Videos

Exchangeable random permutations with an application to Bayesian graph matching

Presenter
January 15, 2026
Abstract
We introduce a general Bayesian framework for graph matching grounded in a new theory of exchangeable random permutations. Leveraging the cycle representation of permutations and the literature on exchangeable random partitions, we define, characterize, and study the structural and predictive properties of these distributions. A novel sequential metaphor—the position-aware generalized Chinese restaurant process—provides a constructive foundation for this theory and supports practical algorithmic design. Exchangeable random permutations offer flexible priors for a wide range of inferential problems where the parameter of interest is a permutation, including statistical graph matching and unmatched regression. As an application, we develop a Bayesian model for graph matching that integrates a correlated stochastic block model with an edge-discrepancy likelihood.
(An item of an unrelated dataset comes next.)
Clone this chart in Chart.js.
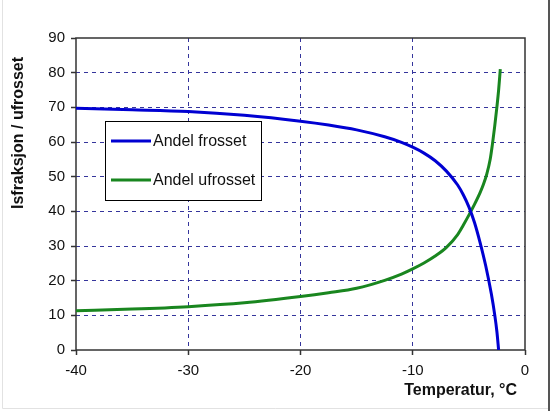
<!DOCTYPE html>
<html>
<head>
<meta charset="utf-8">
<script src="https://cdn.jsdelivr.net/npm/chart.js@4/dist/chart.umd.min.js"></script>
<style>
  html, body { margin: 0; padding: 0; background: #fff; }
  #isChart { display: block; }
</style>
</head>
<body>
<canvas id="isChart" width="552" height="411"></canvas>
<script>
// Temperatur (°C) og andel vann (%)
const tempFrosset = [-40, -35, -30, -25, -20, -17.5, -15, -12.5, -11, -10, -9, -8, -7, -6, -5.5, -5, -4.5, -4, -3.5, -3, -2.7, -2.5, -2.35];
const andelFrosset = [69.7, 69.3, 68.8, 67.7, 66.0, 64.9, 63.5, 61.5, 59.9, 58.5, 56.8, 54.6, 51.6, 47.6, 44.8, 41.3, 36.8, 31.0, 24.3, 16.2, 10.2, 5.2, 0];

const tempUfrosset = [-40, -35, -30, -25, -20, -17.5, -15, -12.5, -11, -10, -9, -8, -7, -6, -5.5, -5, -4.5, -4, -3.7, -3.4, -3.1, -2.9, -2.7, -2.5, -2.35, -2.2];
const andelUfrosset = [11.3, 11.8, 12.5, 13.6, 15.4, 16.5, 17.8, 20.1, 21.9, 23.4, 25.1, 27.1, 29.6, 33.3, 36.0, 38.9, 42.0, 45.4, 47.8, 50.8, 55.0, 59.4, 64.5, 70.2, 75.0, 81.0];

const seriesNames = ['Andel frosset', 'Andel ufrosset'];
const xTicks = [-40, -30, -20, -10, 0];
const yTicks = [0, 10, 20, 30, 40, 50, 60, 70, 80, 90];
const xTitle = 'Temperatur, °C';
const yTitle = 'Isfraksjon / ufrosset';

const gridColor = '#35359c';
const frameColor = '#333';

const toPoints = (xs, ys) => xs.map((x, i) => ({ x: x, y: ys[i] }));

// ramme rundt plottet, aksetitler og forklaring
const excelLook = {
  id: 'excelLook',
  beforeDraw(chart) {
    const { ctx } = chart;
    ctx.save();
    ctx.fillStyle = '#fff';
    ctx.fillRect(0, 0, chart.width, chart.height);
    // ytre kant
    ctx.strokeStyle = '#e2e2e2';
    ctx.lineWidth = 1;
    ctx.beginPath();
    ctx.moveTo(2.5, 0); ctx.lineTo(2.5, 408.5); ctx.lineTo(549, 408.5);
    ctx.stroke();
    ctx.strokeStyle = '#555';
    ctx.lineWidth = 2;
    ctx.beginPath();
    ctx.moveTo(549, 0); ctx.lineTo(549, chart.height);
    ctx.stroke();
    ctx.restore();
  },
  beforeDatasetsDraw(chart) {
    const { ctx, chartArea: a } = chart;
    ctx.save();
    ctx.strokeStyle = frameColor;
    ctx.lineWidth = 1.5;
    ctx.strokeRect(a.left, a.top, a.right - a.left, a.bottom - a.top);
    ctx.restore();
  },
  afterDatasetsDraw(chart) {
    const { ctx } = chart;
    ctx.save();
    // aksetitler
    ctx.fillStyle = '#111';
    ctx.font = 'bold 16px "Liberation Sans", Arial, sans-serif';
    ctx.textAlign = 'right';
    ctx.textBaseline = 'middle';
    ctx.fillText(xTitle, 517, 391);
    ctx.translate(19, 133);
    ctx.rotate(-Math.PI / 2);
    ctx.textAlign = 'center';
    ctx.fillText(yTitle, 0, 0);
    ctx.restore();

    // forklaring
    ctx.save();
    ctx.fillStyle = '#fff';
    ctx.fillRect(105, 121, 157, 80);
    ctx.strokeStyle = '#000';
    ctx.lineWidth = 1;
    ctx.strokeRect(105.5, 121.5, 156, 79);
    ctx.font = '16px "Liberation Sans", Arial, sans-serif';
    ctx.textAlign = 'left';
    ctx.textBaseline = 'middle';
    const rows = [141, 180];
    chart.data.datasets.forEach((ds, i) => {
      ctx.strokeStyle = ds.borderColor;
      ctx.lineWidth = 3;
      ctx.beginPath();
      ctx.moveTo(111, rows[i]);
      ctx.lineTo(151, rows[i]);
      ctx.stroke();
      ctx.fillStyle = '#111';
      ctx.fillText(ds.label, 153, rows[i] + 1);
    });
    ctx.restore();
  }
};

const edgeClear = (lo, hi) => (c) =>
  (c.tick && (c.tick.value === lo || c.tick.value === hi)) ? 'rgba(0,0,0,0)' : gridColor;

new Chart(document.getElementById('isChart'), {
  type: 'line',
  data: {
    datasets: [
      {
        label: seriesNames[0],
        data: toPoints(tempFrosset, andelFrosset),
        borderColor: '#0000d2',
        borderWidth: 3,
        pointRadius: 0,
        cubicInterpolationMode: 'monotone',
        fill: false
      },
      {
        label: seriesNames[1],
        data: toPoints(tempUfrosset, andelUfrosset),
        borderColor: '#19861f',
        borderWidth: 3,
        pointRadius: 0,
        cubicInterpolationMode: 'monotone',
        fill: false
      }
    ]
  },
  options: {
    responsive: false,
    animation: false,
    devicePixelRatio: 1,
    layout: { padding: { left: 0, top: 38, right: 27, bottom: 0 } },
    plugins: { legend: { display: false }, tooltip: { enabled: false } },
    scales: {
      x: {
        type: 'linear',
        min: xTicks[0],
        max: xTicks[xTicks.length - 1],
        afterBuildTicks: (s) => { s.ticks = xTicks.map(v => ({ value: v })); },
        afterFit: (s) => { s.height = 61; },
        ticks: {
          color: '#111',
          padding: 7,
          font: { family: '"Liberation Sans", Arial, sans-serif', size: 15 }
        },
        grid: {
          color: edgeClear(-40, 0),
          lineWidth: 1,
          tickLength: 5,
          tickColor: frameColor,
          tickWidth: 1.5
        },
        border: { display: false, dash: [4, 4] }
      },
      y: {
        min: yTicks[0],
        max: yTicks[yTicks.length - 1],
        afterBuildTicks: (s) => { s.ticks = yTicks.map(v => ({ value: v })); },
        afterFit: (s) => { s.width = 76; },
        ticks: {
          color: '#111',
          padding: 6,
          font: { family: '"Liberation Sans", Arial, sans-serif', size: 15 }
        },
        grid: {
          color: edgeClear(0, 90),
          lineWidth: 1,
          tickLength: 5,
          tickColor: frameColor,
          tickWidth: 1.5
        },
        border: { display: false, dash: [4, 4] }
      }
    }
  },
  plugins: [excelLook]
});
</script>
</body>
</html>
The cycle structure of the matching permutation is linked to latent node partitions that explain connectivity patterns—an assumption consistent with the homogeneity requirement underlying the graph matching task itself. This structural alignment not only grounds the model statistically but also enhances the mixing behavior of the sampling algorithm. Posterior inference is performed through a node-wise blocked Gibbs sampler directly inspired by the proposed sequential construction, allowing coherent updates in the complex permutation space. To summarize posterior uncertainty, we introduce perSALSO, an adaptation of the SALSO algorithm to the permutation domain that provides principled point estimation and interpretable posterior summaries. Together, these contributions establish a unified probabilistic framework for modeling, inference, and uncertainty quantification over permutations.